● **PROBLEM TO SOLVE**
Please set down all the lines beneath this one exactly, without the pictures.

● **DATASET CONTENT**
┄┄┄┄┄┄┄┄┄┄
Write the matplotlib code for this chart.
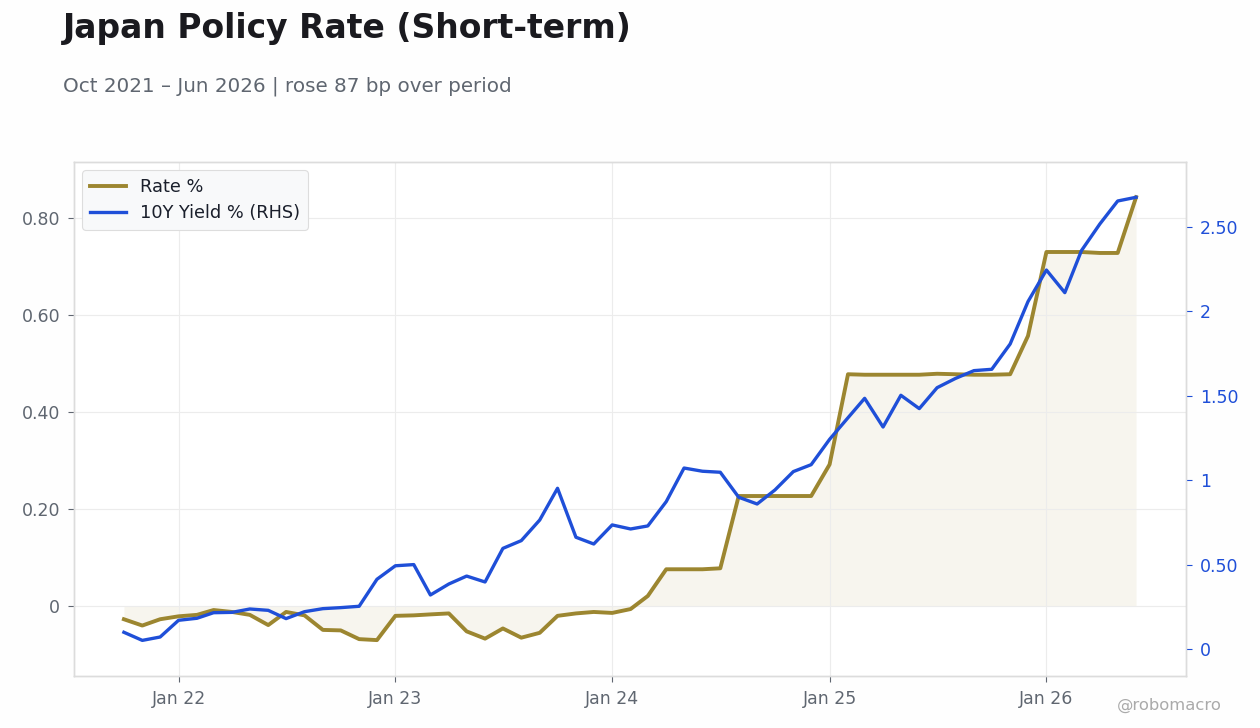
import matplotlib
matplotlib.use("Agg")
import matplotlib.pyplot as plt
import matplotlib.dates as mdates
import matplotlib.ticker as mticker
import pandas as pd

dates = pd.date_range("2021-10-01", "2026-06-01", freq="MS")

rate = [
    -0.027, -0.040, -0.027, -0.021, -0.018, -0.008, -0.012, -0.018, -0.039, -0.012,
    -0.019, -0.049, -0.050, -0.068, -0.070, -0.020, -0.019, -0.017, -0.015, -0.052,
    -0.067, -0.046, -0.065, -0.055, -0.020, -0.015, -0.012, -0.014, -0.006, 0.021,
    0.076, 0.076, 0.076, 0.078, 0.227, 0.227, 0.227, 0.227, 0.227, 0.292,
    0.478, 0.477, 0.477, 0.477, 0.477, 0.479, 0.478, 0.477, 0.477, 0.478,
    0.557, 0.730, 0.730, 0.730, 0.728, 0.728, 0.843,
]

yield10 = [
    0.099, 0.051, 0.071, 0.170, 0.182, 0.215, 0.217, 0.237, 0.229, 0.180,
    0.221, 0.239, 0.245, 0.253, 0.413, 0.493, 0.500, 0.320, 0.385, 0.432,
    0.397, 0.596, 0.642, 0.764, 0.952, 0.662, 0.622, 0.735, 0.711, 0.729,
    0.873, 1.072, 1.053, 1.047, 0.899, 0.859, 0.942, 1.051, 1.092, 1.242,
    1.370, 1.485, 1.315, 1.503, 1.424, 1.548, 1.603, 1.649, 1.657, 1.807,
    2.058, 2.245, 2.111, 2.360, 2.518, 2.654, 2.676,
]

left_ticks = [0, 0.2, 0.4, 0.6, 0.8]
right_ticks = [0, 0.5, 1.0, 1.5, 2.0, 2.5]

GOLD = "#9c8630"
BLUE = "#1f4fd8"
GRAY = "#5f6670"
SPINE = "#dcdcdc"


def fmt(v, pos=None):
    s = f"{v:.2f}"
    if s.endswith(".00"):
        s = s[:-3]
    if s == "-0":
        s = "0"
    return s


fig = plt.figure(figsize=(12.6, 7.28), dpi=100)
fig.patch.set_facecolor("#fefefe")
ax = fig.add_axes([74 / 1260, 1 - 676 / 728, (1186 - 74) / 1260, (676 - 162) / 728])
ax.set_facecolor("white")

ax.fill_between(dates, rate, 0, color=GOLD, alpha=0.08, linewidth=0, zorder=0.5)
l1, = ax.plot(dates, rate, color=GOLD, lw=2.8, label="Rate %", zorder=2)

ax2 = ax.twinx()
l2, = ax2.plot(dates, yield10, color=BLUE, lw=2.4, label="10Y Yield % (RHS)")

ax.set_xlim(pd.Timestamp("2021-10-01") - pd.Timedelta(days=84),
            pd.Timestamp("2026-06-01") + pd.Timedelta(days=84))
ax.set_ylim(-0.144, 0.9155)
ax2.set_ylim(-0.160, 2.885)

ax.set_yticks(left_ticks)
ax2.set_yticks(right_ticks)
ax.yaxis.set_major_formatter(mticker.FuncFormatter(fmt))
ax2.yaxis.set_major_formatter(mticker.FuncFormatter(fmt))

ax.xaxis.set_major_locator(mdates.YearLocator(month=1, day=1))
ax.xaxis.set_major_formatter(mdates.DateFormatter("Jan %y"))

ax.grid(True, color="#ececec", lw=0.8)
ax.set_axisbelow("line")
ax2.grid(False)

for a in (ax, ax2):
    for s in a.spines.values():
        s.set_color(SPINE)
        s.set_linewidth(1.0)

ax.tick_params(axis="both", colors=GRAY, labelsize=12.5, length=4, width=0.8, pad=6)
ax2.tick_params(axis="y", colors=BLUE, labelcolor=BLUE, labelsize=12.5, length=4, width=0.8, pad=6)

leg = ax.legend(handles=[l1, l2], loc="upper left", fontsize=12.8, frameon=True,
                facecolor="#f8f9fa", edgecolor="#dddddd", framealpha=1.0,
                borderpad=0.45, handlelength=2.0, labelspacing=0.45,
                borderaxespad=0.45)
leg.get_frame().set_linewidth(0.8)
for t in leg.get_texts():
    t.set_color("#1a1f2b")

fig.text(63 / 1260, 1 - 12 / 728, "Japan Policy Rate (Short-term)", fontsize=23.8,
         fontweight="bold", color="#1a1a1f", ha="left", va="top")
fig.text(63 / 1260, 1 - 86 / 728, "Oct 2021 \u2013 Jun 2026 | rose 87 bp over period",
         fontsize=14.3, color=GRAY, ha="left", va="center")
fig.text(1222 / 1260, 1 - 705 / 728, "@robomacro", fontsize=11.8, color="#aaaaaa",
         ha="right", va="center")

fig.savefig("out.png", dpi=100, facecolor=fig.get_facecolor())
┄┄┄┄┄┄┄┄┄┄
● **EXERCISE RESPONSE**
Write the matplotlib code for this chart.
import matplotlib
matplotlib.use("Agg")
import matplotlib.pyplot as plt
import matplotlib.dates as mdates
import matplotlib.ticker as mticker
import pandas as pd

dates = pd.date_range("2021-10-01", "2026-06-01", freq="MS")

rate = [
    -0.027, -0.040, -0.027, -0.021, -0.018, -0.008, -0.012, -0.018, -0.039, -0.012,
    -0.019, -0.049, -0.050, -0.068, -0.070, -0.020, -0.019, -0.017, -0.015, -0.052,
    -0.067, -0.046, -0.065, -0.055, -0.020, -0.015, -0.012, -0.014, -0.006, 0.021,
    0.076, 0.076, 0.076, 0.078, 0.227, 0.227, 0.227, 0.227, 0.227, 0.292,
    0.478, 0.477, 0.477, 0.477, 0.477, 0.479, 0.478, 0.477, 0.477, 0.478,
    0.557, 0.730, 0.730, 0.730, 0.728, 0.728, 0.843,
]

yield10 = [
    0.099, 0.051, 0.071, 0.170, 0.182, 0.215, 0.217, 0.237, 0.229, 0.180,
    0.221, 0.239, 0.245, 0.253, 0.413, 0.493, 0.500, 0.320, 0.385, 0.432,
    0.397, 0.596, 0.642, 0.764, 0.952, 0.662, 0.622, 0.735, 0.711, 0.729,
    0.873, 1.072, 1.053, 1.047, 0.899, 0.859, 0.942, 1.051, 1.092, 1.242,
    1.370, 1.485, 1.315, 1.503, 1.424, 1.548, 1.603, 1.649, 1.657, 1.807,
    2.058, 2.245, 2.111, 2.360, 2.518, 2.654, 2.676,
]

left_ticks = [0, 0.2, 0.4, 0.6, 0.8]
right_ticks = [0, 0.5, 1.0, 1.5, 2.0, 2.5]

GOLD = "#9c8630"
BLUE = "#1f4fd8"
GRAY = "#5f6670"
SPINE = "#dcdcdc"


def fmt(v, pos=None):
    s = f"{v:.2f}"
    if s.endswith(".00"):
        s = s[:-3]
    if s == "-0":
        s = "0"
    return s


fig = plt.figure(figsize=(12.6, 7.28), dpi=100)
fig.patch.set_facecolor("#fefefe")
ax = fig.add_axes([74 / 1260, 1 - 676 / 728, (1186 - 74) / 1260, (676 - 162) / 728])
ax.set_facecolor("white")

ax.fill_between(dates, rate, 0, color=GOLD, alpha=0.08, linewidth=0, zorder=0.5)
l1, = ax.plot(dates, rate, color=GOLD, lw=2.8, label="Rate %", zorder=2)

ax2 = ax.twinx()
l2, = ax2.plot(dates, yield10, color=BLUE, lw=2.4, label="10Y Yield % (RHS)")

ax.set_xlim(pd.Timestamp("2021-10-01") - pd.Timedelta(days=84),
            pd.Timestamp("2026-06-01") + pd.Timedelta(days=84))
ax.set_ylim(-0.144, 0.9155)
ax2.set_ylim(-0.160, 2.885)

ax.set_yticks(left_ticks)
ax2.set_yticks(right_ticks)
ax.yaxis.set_major_formatter(mticker.FuncFormatter(fmt))
ax2.yaxis.set_major_formatter(mticker.FuncFormatter(fmt))

ax.xaxis.set_major_locator(mdates.YearLocator(month=1, day=1))
ax.xaxis.set_major_formatter(mdates.DateFormatter("Jan %y"))

ax.grid(True, color="#ececec", lw=0.8)
ax.set_axisbelow("line")
ax2.grid(False)

for a in (ax, ax2):
    for s in a.spines.values():
        s.set_color(SPINE)
        s.set_linewidth(1.0)

ax.tick_params(axis="both", colors=GRAY, labelsize=12.5, length=4, width=0.8, pad=6)
ax2.tick_params(axis="y", colors=BLUE, labelcolor=BLUE, labelsize=12.5, length=4, width=0.8, pad=6)

leg = ax.legend(handles=[l1, l2], loc="upper left", fontsize=12.8, frameon=True,
                facecolor="#f8f9fa", edgecolor="#dddddd", framealpha=1.0,
                borderpad=0.45, handlelength=2.0, labelspacing=0.45,
                borderaxespad=0.45)
leg.get_frame().set_linewidth(0.8)
for t in leg.get_texts():
    t.set_color("#1a1f2b")

fig.text(63 / 1260, 1 - 12 / 728, "Japan Policy Rate (Short-term)", fontsize=23.8,
         fontweight="bold", color="#1a1a1f", ha="left", va="top")
fig.text(63 / 1260, 1 - 86 / 728, "Oct 2021 \u2013 Jun 2026 | rose 87 bp over period",
         fontsize=14.3, color=GRAY, ha="left", va="center")
fig.text(1222 / 1260, 1 - 705 / 728, "@robomacro", fontsize=11.8, color="#aaaaaa",
         ha="right", va="center")

fig.savefig("out.png", dpi=100, facecolor=fig.get_facecolor())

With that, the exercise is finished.